When Matthew Metz, a lawyer by trade, switched to an electric car, he wondered why so many people he knew were passionate about the environment, but still so attached to their gas-powered cars. He decided public art was the best way he could get people to stop and think.
As the founder of Coltura, a non-profit whose mission is eliminating gasoline in America by 2040, Metz created 'The Gas Trap.' It’s a 25-foot high clear vinyl bubble that appears to be connected to the tailpipe of a car. Inside, actors pretend to gasp for air.

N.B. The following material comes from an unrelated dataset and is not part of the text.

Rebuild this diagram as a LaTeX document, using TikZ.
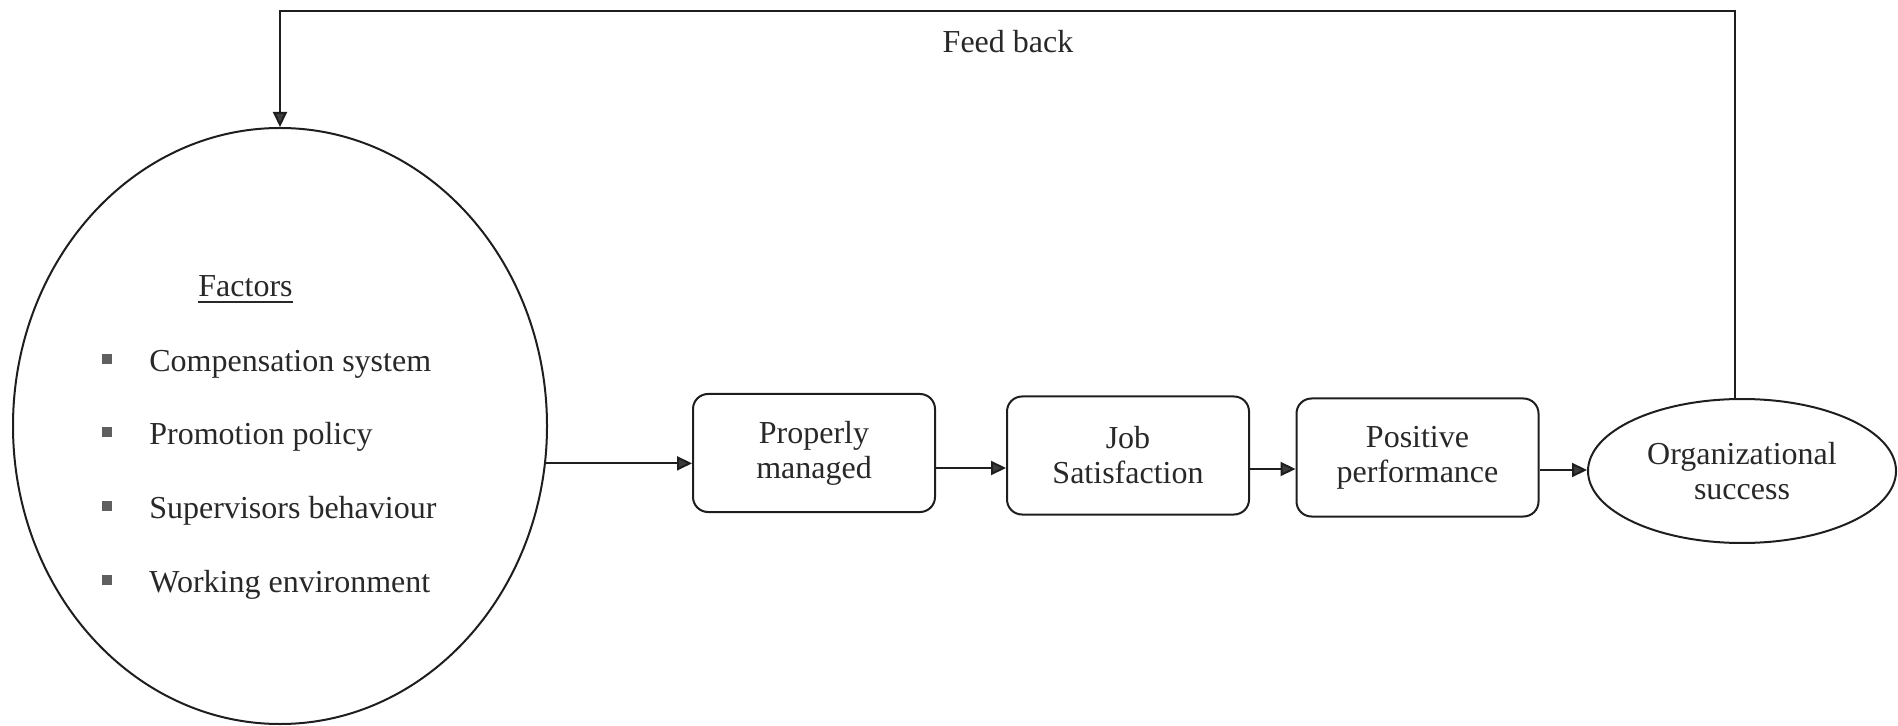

“They are living with the consequences of the smoke that’s coming into the car, and it’s basically a microcosm of the situation that we’re all living in ... is that we’re in this really enclosed atmosphere that’s filling with smoke, and we’re really blasé about it,” said Metz.
The car exhaust is actually from a smoke machine you’d see at a concert. As the bubble grows murkier, the actors are obscured, their world noxious. 'The Gas Trap' will be set up at Westlake Park this Friday, June 2 at 5:00 p.m. Performances will be at 5:30 and 6:45 p.m. — just in time for rush hour.